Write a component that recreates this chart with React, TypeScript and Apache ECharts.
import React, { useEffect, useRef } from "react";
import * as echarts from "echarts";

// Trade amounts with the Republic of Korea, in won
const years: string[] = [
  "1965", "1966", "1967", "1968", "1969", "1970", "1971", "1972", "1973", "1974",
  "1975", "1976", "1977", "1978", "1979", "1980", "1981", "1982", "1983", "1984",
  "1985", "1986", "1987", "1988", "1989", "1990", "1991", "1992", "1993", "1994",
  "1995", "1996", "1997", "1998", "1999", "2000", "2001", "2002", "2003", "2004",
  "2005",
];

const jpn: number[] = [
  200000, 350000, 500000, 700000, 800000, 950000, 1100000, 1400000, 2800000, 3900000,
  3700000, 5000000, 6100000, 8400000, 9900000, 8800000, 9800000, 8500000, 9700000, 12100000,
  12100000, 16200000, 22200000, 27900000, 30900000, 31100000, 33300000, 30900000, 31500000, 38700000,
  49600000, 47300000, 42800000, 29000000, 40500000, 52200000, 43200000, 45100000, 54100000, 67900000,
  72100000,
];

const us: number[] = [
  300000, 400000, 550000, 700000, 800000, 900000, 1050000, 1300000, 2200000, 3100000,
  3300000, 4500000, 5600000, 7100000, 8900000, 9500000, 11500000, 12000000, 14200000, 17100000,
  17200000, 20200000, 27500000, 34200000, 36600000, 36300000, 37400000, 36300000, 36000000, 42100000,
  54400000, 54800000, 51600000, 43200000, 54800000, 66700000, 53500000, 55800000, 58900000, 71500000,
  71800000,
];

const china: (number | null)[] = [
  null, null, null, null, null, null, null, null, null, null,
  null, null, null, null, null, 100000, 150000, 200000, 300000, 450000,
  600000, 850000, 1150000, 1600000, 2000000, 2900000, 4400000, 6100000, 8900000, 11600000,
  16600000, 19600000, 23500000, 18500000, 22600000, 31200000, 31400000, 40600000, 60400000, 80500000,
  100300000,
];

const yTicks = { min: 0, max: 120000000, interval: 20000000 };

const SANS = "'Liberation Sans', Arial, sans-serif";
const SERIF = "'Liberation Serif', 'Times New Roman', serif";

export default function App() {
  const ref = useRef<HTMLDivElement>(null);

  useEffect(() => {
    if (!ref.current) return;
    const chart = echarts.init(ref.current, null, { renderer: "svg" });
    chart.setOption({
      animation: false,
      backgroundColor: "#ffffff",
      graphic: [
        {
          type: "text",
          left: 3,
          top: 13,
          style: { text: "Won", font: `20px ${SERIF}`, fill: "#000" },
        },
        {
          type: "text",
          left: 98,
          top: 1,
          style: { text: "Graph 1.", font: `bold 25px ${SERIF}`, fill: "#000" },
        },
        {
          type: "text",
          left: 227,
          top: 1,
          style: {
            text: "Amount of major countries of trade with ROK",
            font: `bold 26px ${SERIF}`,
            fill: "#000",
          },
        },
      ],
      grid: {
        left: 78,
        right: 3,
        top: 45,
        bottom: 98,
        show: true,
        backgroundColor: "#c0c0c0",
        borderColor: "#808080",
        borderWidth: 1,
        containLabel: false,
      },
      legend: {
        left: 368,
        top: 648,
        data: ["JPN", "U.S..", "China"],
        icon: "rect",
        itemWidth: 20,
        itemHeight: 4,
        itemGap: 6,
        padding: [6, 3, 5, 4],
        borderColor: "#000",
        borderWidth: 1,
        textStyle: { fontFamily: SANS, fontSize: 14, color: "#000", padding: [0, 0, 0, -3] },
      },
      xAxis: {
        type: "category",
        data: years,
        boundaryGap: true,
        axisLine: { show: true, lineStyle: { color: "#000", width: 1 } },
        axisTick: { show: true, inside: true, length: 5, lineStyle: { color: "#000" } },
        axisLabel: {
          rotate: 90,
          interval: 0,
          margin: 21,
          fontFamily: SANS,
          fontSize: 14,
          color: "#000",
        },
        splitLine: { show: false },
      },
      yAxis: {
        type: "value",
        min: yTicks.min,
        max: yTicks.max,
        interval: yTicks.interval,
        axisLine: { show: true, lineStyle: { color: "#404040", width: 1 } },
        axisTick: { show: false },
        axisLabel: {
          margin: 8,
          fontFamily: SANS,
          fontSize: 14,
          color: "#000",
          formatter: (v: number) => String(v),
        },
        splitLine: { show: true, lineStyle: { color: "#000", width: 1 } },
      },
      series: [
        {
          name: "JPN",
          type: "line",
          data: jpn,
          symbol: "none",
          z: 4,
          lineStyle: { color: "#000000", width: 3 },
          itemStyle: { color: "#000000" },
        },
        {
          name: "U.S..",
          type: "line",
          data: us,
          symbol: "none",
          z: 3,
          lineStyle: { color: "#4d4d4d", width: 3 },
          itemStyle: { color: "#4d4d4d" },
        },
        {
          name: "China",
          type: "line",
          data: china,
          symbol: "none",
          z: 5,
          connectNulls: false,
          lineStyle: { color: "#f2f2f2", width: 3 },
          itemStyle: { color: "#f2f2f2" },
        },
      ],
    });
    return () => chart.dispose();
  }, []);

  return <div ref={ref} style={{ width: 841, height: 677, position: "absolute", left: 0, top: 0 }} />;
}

================================

> _Set task_: Please repeat the material above, word for word and in full.

> _Output for this exercise_:
Write a component that recreates this chart with React, TypeScript and Apache ECharts.
import React, { useEffect, useRef } from "react";
import * as echarts from "echarts";

// Trade amounts with the Republic of Korea, in won
const years: string[] = [
  "1965", "1966", "1967", "1968", "1969", "1970", "1971", "1972", "1973", "1974",
  "1975", "1976", "1977", "1978", "1979", "1980", "1981", "1982", "1983", "1984",
  "1985", "1986", "1987", "1988", "1989", "1990", "1991", "1992", "1993", "1994",
  "1995", "1996", "1997", "1998", "1999", "2000", "2001", "2002", "2003", "2004",
  "2005",
];

const jpn: number[] = [
  200000, 350000, 500000, 700000, 800000, 950000, 1100000, 1400000, 2800000, 3900000,
  3700000, 5000000, 6100000, 8400000, 9900000, 8800000, 9800000, 8500000, 9700000, 12100000,
  12100000, 16200000, 22200000, 27900000, 30900000, 31100000, 33300000, 30900000, 31500000, 38700000,
  49600000, 47300000, 42800000, 29000000, 40500000, 52200000, 43200000, 45100000, 54100000, 67900000,
  72100000,
];

const us: number[] = [
  300000, 400000, 550000, 700000, 800000, 900000, 1050000, 1300000, 2200000, 3100000,
  3300000, 4500000, 5600000, 7100000, 8900000, 9500000, 11500000, 12000000, 14200000, 17100000,
  17200000, 20200000, 27500000, 34200000, 36600000, 36300000, 37400000, 36300000, 36000000, 42100000,
  54400000, 54800000, 51600000, 43200000, 54800000, 66700000, 53500000, 55800000, 58900000, 71500000,
  71800000,
];

const china: (number | null)[] = [
  null, null, null, null, null, null, null, null, null, null,
  null, null, null, null, null, 100000, 150000, 200000, 300000, 450000,
  600000, 850000, 1150000, 1600000, 2000000, 2900000, 4400000, 6100000, 8900000, 11600000,
  16600000, 19600000, 23500000, 18500000, 22600000, 31200000, 31400000, 40600000, 60400000, 80500000,
  100300000,
];

const yTicks = { min: 0, max: 120000000, interval: 20000000 };

const SANS = "'Liberation Sans', Arial, sans-serif";
const SERIF = "'Liberation Serif', 'Times New Roman', serif";

export default function App() {
  const ref = useRef<HTMLDivElement>(null);

  useEffect(() => {
    if (!ref.current) return;
    const chart = echarts.init(ref.current, null, { renderer: "svg" });
    chart.setOption({
      animation: false,
      backgroundColor: "#ffffff",
      graphic: [
        {
          type: "text",
          left: 3,
          top: 13,
          style: { text: "Won", font: `20px ${SERIF}`, fill: "#000" },
        },
        {
          type: "text",
          left: 98,
          top: 1,
          style: { text: "Graph 1.", font: `bold 25px ${SERIF}`, fill: "#000" },
        },
        {
          type: "text",
          left: 227,
          top: 1,
          style: {
            text: "Amount of major countries of trade with ROK",
            font: `bold 26px ${SERIF}`,
            fill: "#000",
          },
        },
      ],
      grid: {
        left: 78,
        right: 3,
        top: 45,
        bottom: 98,
        show: true,
        backgroundColor: "#c0c0c0",
        borderColor: "#808080",
        borderWidth: 1,
        containLabel: false,
      },
      legend: {
        left: 368,
        top: 648,
        data: ["JPN", "U.S..", "China"],
        icon: "rect",
        itemWidth: 20,
        itemHeight: 4,
        itemGap: 6,
        padding: [6, 3, 5, 4],
        borderColor: "#000",
        borderWidth: 1,
        textStyle: { fontFamily: SANS, fontSize: 14, color: "#000", padding: [0, 0, 0, -3] },
      },
      xAxis: {
        type: "category",
        data: years,
        boundaryGap: true,
        axisLine: { show: true, lineStyle: { color: "#000", width: 1 } },
        axisTick: { show: true, inside: true, length: 5, lineStyle: { color: "#000" } },
        axisLabel: {
          rotate: 90,
          interval: 0,
          margin: 21,
          fontFamily: SANS,
          fontSize: 14,
          color: "#000",
        },
        splitLine: { show: false },
      },
      yAxis: {
        type: "value",
        min: yTicks.min,
        max: yTicks.max,
        interval: yTicks.interval,
        axisLine: { show: true, lineStyle: { color: "#404040", width: 1 } },
        axisTick: { show: false },
        axisLabel: {
          margin: 8,
          fontFamily: SANS,
          fontSize: 14,
          color: "#000",
          formatter: (v: number) => String(v),
        },
        splitLine: { show: true, lineStyle: { color: "#000", width: 1 } },
      },
      series: [
        {
          name: "JPN",
          type: "line",
          data: jpn,
          symbol: "none",
          z: 4,
          lineStyle: { color: "#000000", width: 3 },
          itemStyle: { color: "#000000" },
        },
        {
          name: "U.S..",
          type: "line",
          data: us,
          symbol: "none",
          z: 3,
          lineStyle: { color: "#4d4d4d", width: 3 },
          itemStyle: { color: "#4d4d4d" },
        },
        {
          name: "China",
          type: "line",
          data: china,
          symbol: "none",
          z: 5,
          connectNulls: false,
          lineStyle: { color: "#f2f2f2", width: 3 },
          itemStyle: { color: "#f2f2f2" },
        },
      ],
    });
    return () => chart.dispose();
  }, []);

  return <div ref={ref} style={{ width: 841, height: 677, position: "absolute", left: 0, top: 0 }} />;
}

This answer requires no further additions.